Take the lines from the beginning of the material through the line containing "fig = go.Figure()" and retype them exactly, leaving the pictures out.

— start Available data —

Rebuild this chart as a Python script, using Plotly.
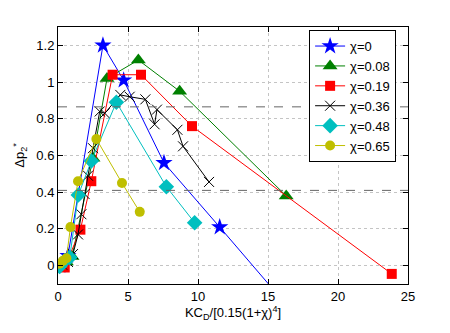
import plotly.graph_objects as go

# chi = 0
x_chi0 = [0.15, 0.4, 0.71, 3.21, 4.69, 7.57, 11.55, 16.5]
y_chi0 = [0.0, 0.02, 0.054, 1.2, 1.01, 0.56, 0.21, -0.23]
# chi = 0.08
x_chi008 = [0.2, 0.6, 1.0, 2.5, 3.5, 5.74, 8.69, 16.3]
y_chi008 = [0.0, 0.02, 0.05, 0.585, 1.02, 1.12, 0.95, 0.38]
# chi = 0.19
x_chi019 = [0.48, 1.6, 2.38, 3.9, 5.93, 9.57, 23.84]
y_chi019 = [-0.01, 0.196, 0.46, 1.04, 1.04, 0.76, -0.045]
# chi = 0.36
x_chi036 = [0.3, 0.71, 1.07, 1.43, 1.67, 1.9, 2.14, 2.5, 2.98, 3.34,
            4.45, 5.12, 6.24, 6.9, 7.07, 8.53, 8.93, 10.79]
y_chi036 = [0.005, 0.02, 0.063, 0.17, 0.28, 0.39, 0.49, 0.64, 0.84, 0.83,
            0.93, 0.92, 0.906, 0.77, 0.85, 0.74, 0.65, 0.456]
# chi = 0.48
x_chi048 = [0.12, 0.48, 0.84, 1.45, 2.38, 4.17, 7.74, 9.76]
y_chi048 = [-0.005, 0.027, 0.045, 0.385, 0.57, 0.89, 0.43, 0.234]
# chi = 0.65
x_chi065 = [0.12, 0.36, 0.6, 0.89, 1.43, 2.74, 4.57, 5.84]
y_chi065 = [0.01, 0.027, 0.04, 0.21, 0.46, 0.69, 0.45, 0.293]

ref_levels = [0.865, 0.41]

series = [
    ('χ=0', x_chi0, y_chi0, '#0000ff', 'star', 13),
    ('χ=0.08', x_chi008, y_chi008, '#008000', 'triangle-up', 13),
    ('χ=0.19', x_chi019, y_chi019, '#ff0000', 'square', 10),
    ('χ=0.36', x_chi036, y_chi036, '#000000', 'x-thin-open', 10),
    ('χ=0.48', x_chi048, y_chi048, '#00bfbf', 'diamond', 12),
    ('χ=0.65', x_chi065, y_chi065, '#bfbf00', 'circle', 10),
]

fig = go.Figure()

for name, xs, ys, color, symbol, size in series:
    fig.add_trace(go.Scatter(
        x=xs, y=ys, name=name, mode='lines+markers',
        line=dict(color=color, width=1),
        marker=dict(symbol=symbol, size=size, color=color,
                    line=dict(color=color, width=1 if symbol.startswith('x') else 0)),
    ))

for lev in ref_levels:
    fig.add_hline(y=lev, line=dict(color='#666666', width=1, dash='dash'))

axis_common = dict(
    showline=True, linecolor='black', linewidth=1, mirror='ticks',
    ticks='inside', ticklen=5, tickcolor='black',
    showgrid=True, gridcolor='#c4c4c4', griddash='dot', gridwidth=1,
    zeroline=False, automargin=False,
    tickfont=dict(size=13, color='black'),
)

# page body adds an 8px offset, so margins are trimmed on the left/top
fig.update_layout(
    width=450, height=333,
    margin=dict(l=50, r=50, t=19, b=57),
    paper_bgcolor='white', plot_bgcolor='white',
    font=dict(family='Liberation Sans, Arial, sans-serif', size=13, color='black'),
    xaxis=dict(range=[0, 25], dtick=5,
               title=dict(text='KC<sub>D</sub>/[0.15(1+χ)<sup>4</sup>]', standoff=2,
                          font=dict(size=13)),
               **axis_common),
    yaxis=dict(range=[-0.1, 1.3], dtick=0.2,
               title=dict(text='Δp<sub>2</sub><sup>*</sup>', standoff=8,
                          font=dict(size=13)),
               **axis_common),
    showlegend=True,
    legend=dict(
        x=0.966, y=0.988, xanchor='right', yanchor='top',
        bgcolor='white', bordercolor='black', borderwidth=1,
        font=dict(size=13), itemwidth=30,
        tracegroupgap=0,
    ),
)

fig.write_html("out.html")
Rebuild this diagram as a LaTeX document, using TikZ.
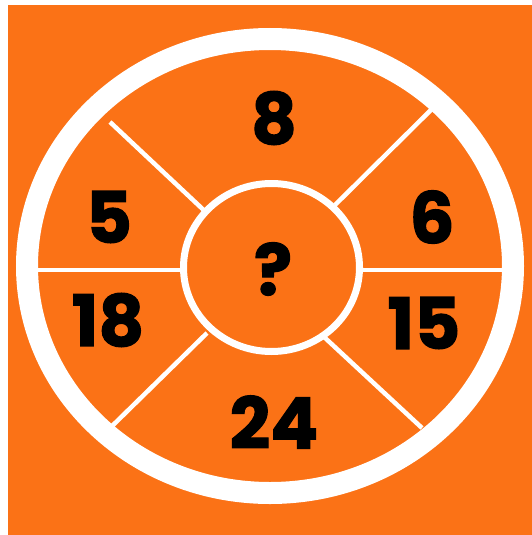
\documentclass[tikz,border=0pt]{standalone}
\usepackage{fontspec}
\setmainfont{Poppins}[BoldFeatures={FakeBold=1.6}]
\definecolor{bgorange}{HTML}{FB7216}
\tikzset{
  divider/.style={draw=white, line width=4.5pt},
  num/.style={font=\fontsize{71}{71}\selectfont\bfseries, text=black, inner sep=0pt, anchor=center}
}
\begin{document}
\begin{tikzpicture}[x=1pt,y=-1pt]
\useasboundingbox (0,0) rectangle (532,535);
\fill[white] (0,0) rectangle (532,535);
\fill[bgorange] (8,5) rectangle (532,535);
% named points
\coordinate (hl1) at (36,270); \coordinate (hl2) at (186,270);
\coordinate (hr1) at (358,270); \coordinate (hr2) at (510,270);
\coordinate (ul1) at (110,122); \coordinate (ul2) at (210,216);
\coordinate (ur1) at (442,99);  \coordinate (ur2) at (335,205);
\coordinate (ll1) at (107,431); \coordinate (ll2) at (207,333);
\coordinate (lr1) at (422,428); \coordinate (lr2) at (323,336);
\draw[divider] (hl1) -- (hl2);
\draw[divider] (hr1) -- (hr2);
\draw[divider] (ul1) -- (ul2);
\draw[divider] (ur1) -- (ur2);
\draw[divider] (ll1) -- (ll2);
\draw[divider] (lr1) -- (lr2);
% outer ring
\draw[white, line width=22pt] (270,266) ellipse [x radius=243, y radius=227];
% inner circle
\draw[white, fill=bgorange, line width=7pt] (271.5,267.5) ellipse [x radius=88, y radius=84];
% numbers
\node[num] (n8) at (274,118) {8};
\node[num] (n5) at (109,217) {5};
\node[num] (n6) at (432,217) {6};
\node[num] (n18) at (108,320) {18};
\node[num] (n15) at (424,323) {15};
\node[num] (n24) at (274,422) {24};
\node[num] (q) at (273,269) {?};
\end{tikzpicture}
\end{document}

— end Available data —

## Solution to this task
Rebuild this chart as a Python script, using Plotly.
import plotly.graph_objects as go

# chi = 0
x_chi0 = [0.15, 0.4, 0.71, 3.21, 4.69, 7.57, 11.55, 16.5]
y_chi0 = [0.0, 0.02, 0.054, 1.2, 1.01, 0.56, 0.21, -0.23]
# chi = 0.08
x_chi008 = [0.2, 0.6, 1.0, 2.5, 3.5, 5.74, 8.69, 16.3]
y_chi008 = [0.0, 0.02, 0.05, 0.585, 1.02, 1.12, 0.95, 0.38]
# chi = 0.19
x_chi019 = [0.48, 1.6, 2.38, 3.9, 5.93, 9.57, 23.84]
y_chi019 = [-0.01, 0.196, 0.46, 1.04, 1.04, 0.76, -0.045]
# chi = 0.36
x_chi036 = [0.3, 0.71, 1.07, 1.43, 1.67, 1.9, 2.14, 2.5, 2.98, 3.34,
            4.45, 5.12, 6.24, 6.9, 7.07, 8.53, 8.93, 10.79]
y_chi036 = [0.005, 0.02, 0.063, 0.17, 0.28, 0.39, 0.49, 0.64, 0.84, 0.83,
            0.93, 0.92, 0.906, 0.77, 0.85, 0.74, 0.65, 0.456]
# chi = 0.48
x_chi048 = [0.12, 0.48, 0.84, 1.45, 2.38, 4.17, 7.74, 9.76]
y_chi048 = [-0.005, 0.027, 0.045, 0.385, 0.57, 0.89, 0.43, 0.234]
# chi = 0.65
x_chi065 = [0.12, 0.36, 0.6, 0.89, 1.43, 2.74, 4.57, 5.84]
y_chi065 = [0.01, 0.027, 0.04, 0.21, 0.46, 0.69, 0.45, 0.293]

ref_levels = [0.865, 0.41]

series = [
    ('χ=0', x_chi0, y_chi0, '#0000ff', 'star', 13),
    ('χ=0.08', x_chi008, y_chi008, '#008000', 'triangle-up', 13),
    ('χ=0.19', x_chi019, y_chi019, '#ff0000', 'square', 10),
    ('χ=0.36', x_chi036, y_chi036, '#000000', 'x-thin-open', 10),
    ('χ=0.48', x_chi048, y_chi048, '#00bfbf', 'diamond', 12),
    ('χ=0.65', x_chi065, y_chi065, '#bfbf00', 'circle', 10),
]

fig = go.Figure()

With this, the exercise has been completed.